--- Start INFORMATION PROVIDED ---
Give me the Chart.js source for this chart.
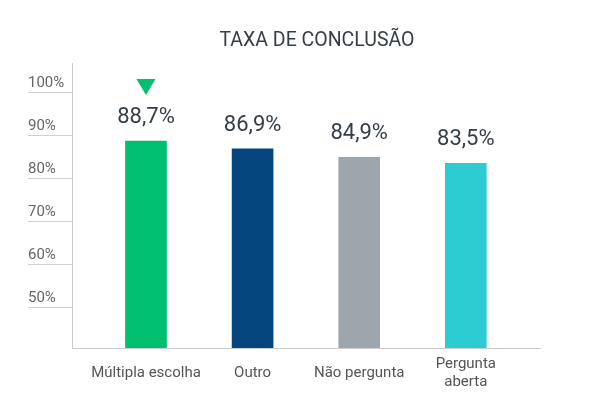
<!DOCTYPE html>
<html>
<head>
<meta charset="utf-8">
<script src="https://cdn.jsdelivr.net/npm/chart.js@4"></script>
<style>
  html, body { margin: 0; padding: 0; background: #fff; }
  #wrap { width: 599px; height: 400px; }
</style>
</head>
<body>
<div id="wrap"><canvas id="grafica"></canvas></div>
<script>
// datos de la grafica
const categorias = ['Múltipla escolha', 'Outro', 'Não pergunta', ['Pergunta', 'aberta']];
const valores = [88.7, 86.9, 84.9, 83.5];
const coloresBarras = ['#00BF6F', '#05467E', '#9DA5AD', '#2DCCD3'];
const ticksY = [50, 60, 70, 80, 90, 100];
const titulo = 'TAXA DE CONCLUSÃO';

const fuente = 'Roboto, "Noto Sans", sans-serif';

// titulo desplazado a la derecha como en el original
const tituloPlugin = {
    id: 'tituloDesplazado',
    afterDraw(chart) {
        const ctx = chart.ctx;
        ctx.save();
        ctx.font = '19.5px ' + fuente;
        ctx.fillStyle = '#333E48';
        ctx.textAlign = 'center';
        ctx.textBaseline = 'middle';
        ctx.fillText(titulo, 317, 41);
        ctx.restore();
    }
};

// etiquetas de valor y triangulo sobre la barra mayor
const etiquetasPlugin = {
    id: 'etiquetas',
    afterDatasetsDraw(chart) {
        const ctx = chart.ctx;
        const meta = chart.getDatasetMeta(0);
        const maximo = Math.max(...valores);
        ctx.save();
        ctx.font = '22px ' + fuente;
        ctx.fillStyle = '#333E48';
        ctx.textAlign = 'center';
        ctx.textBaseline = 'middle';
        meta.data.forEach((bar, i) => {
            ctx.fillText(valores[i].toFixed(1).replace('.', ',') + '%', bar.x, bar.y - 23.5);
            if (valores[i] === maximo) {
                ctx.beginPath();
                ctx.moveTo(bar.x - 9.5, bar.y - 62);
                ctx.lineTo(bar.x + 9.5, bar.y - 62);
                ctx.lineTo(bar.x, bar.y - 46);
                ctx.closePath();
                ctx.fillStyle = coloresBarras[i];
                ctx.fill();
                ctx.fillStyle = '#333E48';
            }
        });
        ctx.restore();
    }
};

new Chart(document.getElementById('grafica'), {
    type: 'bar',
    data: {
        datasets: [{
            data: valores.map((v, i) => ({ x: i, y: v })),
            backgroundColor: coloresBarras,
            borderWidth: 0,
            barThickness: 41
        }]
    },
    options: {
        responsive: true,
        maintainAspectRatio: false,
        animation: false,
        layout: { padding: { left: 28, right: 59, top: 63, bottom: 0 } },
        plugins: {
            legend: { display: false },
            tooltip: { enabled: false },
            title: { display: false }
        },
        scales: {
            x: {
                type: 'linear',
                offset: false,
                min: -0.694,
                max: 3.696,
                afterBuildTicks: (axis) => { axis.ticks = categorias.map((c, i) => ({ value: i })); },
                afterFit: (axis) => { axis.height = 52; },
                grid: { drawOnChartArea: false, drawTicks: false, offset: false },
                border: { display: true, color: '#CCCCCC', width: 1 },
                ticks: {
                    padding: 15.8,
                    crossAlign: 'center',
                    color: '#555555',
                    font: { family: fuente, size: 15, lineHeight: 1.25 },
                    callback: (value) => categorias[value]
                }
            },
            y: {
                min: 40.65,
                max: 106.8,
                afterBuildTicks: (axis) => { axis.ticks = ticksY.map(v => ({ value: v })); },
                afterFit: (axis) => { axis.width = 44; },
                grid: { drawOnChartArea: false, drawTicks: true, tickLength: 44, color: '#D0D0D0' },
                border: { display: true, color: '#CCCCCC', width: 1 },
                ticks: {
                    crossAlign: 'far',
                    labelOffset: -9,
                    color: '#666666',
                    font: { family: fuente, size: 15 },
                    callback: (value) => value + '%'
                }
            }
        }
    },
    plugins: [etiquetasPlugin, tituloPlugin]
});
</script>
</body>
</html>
--- End INFORMATION PROVIDED ---
Copy out each line exactly, without the pictures.

== ANSWER FOR THE TASK ==
Give me the Chart.js source for this chart.
<!DOCTYPE html>
<html>
<head>
<meta charset="utf-8">
<script src="https://cdn.jsdelivr.net/npm/chart.js@4"></script>
<style>
  html, body { margin: 0; padding: 0; background: #fff; }
  #wrap { width: 599px; height: 400px; }
</style>
</head>
<body>
<div id="wrap"><canvas id="grafica"></canvas></div>
<script>
// datos de la grafica
const categorias = ['Múltipla escolha', 'Outro', 'Não pergunta', ['Pergunta', 'aberta']];
const valores = [88.7, 86.9, 84.9, 83.5];
const coloresBarras = ['#00BF6F', '#05467E', '#9DA5AD', '#2DCCD3'];
const ticksY = [50, 60, 70, 80, 90, 100];
const titulo = 'TAXA DE CONCLUSÃO';

const fuente = 'Roboto, "Noto Sans", sans-serif';

// titulo desplazado a la derecha como en el original
const tituloPlugin = {
    id: 'tituloDesplazado',
    afterDraw(chart) {
        const ctx = chart.ctx;
        ctx.save();
        ctx.font = '19.5px ' + fuente;
        ctx.fillStyle = '#333E48';
        ctx.textAlign = 'center';
        ctx.textBaseline = 'middle';
        ctx.fillText(titulo, 317, 41);
        ctx.restore();
    }
};

// etiquetas de valor y triangulo sobre la barra mayor
const etiquetasPlugin = {
    id: 'etiquetas',
    afterDatasetsDraw(chart) {
        const ctx = chart.ctx;
        const meta = chart.getDatasetMeta(0);
        const maximo = Math.max(...valores);
        ctx.save();
        ctx.font = '22px ' + fuente;
        ctx.fillStyle = '#333E48';
        ctx.textAlign = 'center';
        ctx.textBaseline = 'middle';
        meta.data.forEach((bar, i) => {
            ctx.fillText(valores[i].toFixed(1).replace('.', ',') + '%', bar.x, bar.y - 23.5);
            if (valores[i] === maximo) {
                ctx.beginPath();
                ctx.moveTo(bar.x - 9.5, bar.y - 62);
                ctx.lineTo(bar.x + 9.5, bar.y - 62);
                ctx.lineTo(bar.x, bar.y - 46);
                ctx.closePath();
                ctx.fillStyle = coloresBarras[i];
                ctx.fill();
                ctx.fillStyle = '#333E48';
            }
        });
        ctx.restore();
    }
};

new Chart(document.getElementById('grafica'), {
    type: 'bar',
    data: {
        datasets: [{
            data: valores.map((v, i) => ({ x: i, y: v })),
            backgroundColor: coloresBarras,
            borderWidth: 0,
            barThickness: 41
        }]
    },
    options: {
        responsive: true,
        maintainAspectRatio: false,
        animation: false,
        layout: { padding: { left: 28, right: 59, top: 63, bottom: 0 } },
        plugins: {
            legend: { display: false },
            tooltip: { enabled: false },
            title: { display: false }
        },
        scales: {
            x: {
                type: 'linear',
                offset: false,
                min: -0.694,
                max: 3.696,
                afterBuildTicks: (axis) => { axis.ticks = categorias.map((c, i) => ({ value: i })); },
                afterFit: (axis) => { axis.height = 52; },
                grid: { drawOnChartArea: false, drawTicks: false, offset: false },
                border: { display: true, color: '#CCCCCC', width: 1 },
                ticks: {
                    padding: 15.8,
                    crossAlign: 'center',
                    color: '#555555',
                    font: { family: fuente, size: 15, lineHeight: 1.25 },
                    callback: (value) => categorias[value]
                }
            },
            y: {
                min: 40.65,
                max: 106.8,
                afterBuildTicks: (axis) => { axis.ticks = ticksY.map(v => ({ value: v })); },
                afterFit: (axis) => { axis.width = 44; },
                grid: { drawOnChartArea: false, drawTicks: true, tickLength: 44, color: '#D0D0D0' },
                border: { display: true, color: '#CCCCCC', width: 1 },
                ticks: {
                    crossAlign: 'far',
                    labelOffset: -9,
                    color: '#666666',
                    font: { family: fuente, size: 15 },
                    callback: (value) => value + '%'
                }
            }
        }
    },
    plugins: [etiquetasPlugin, tituloPlugin]
});
</script>
</body>
</html>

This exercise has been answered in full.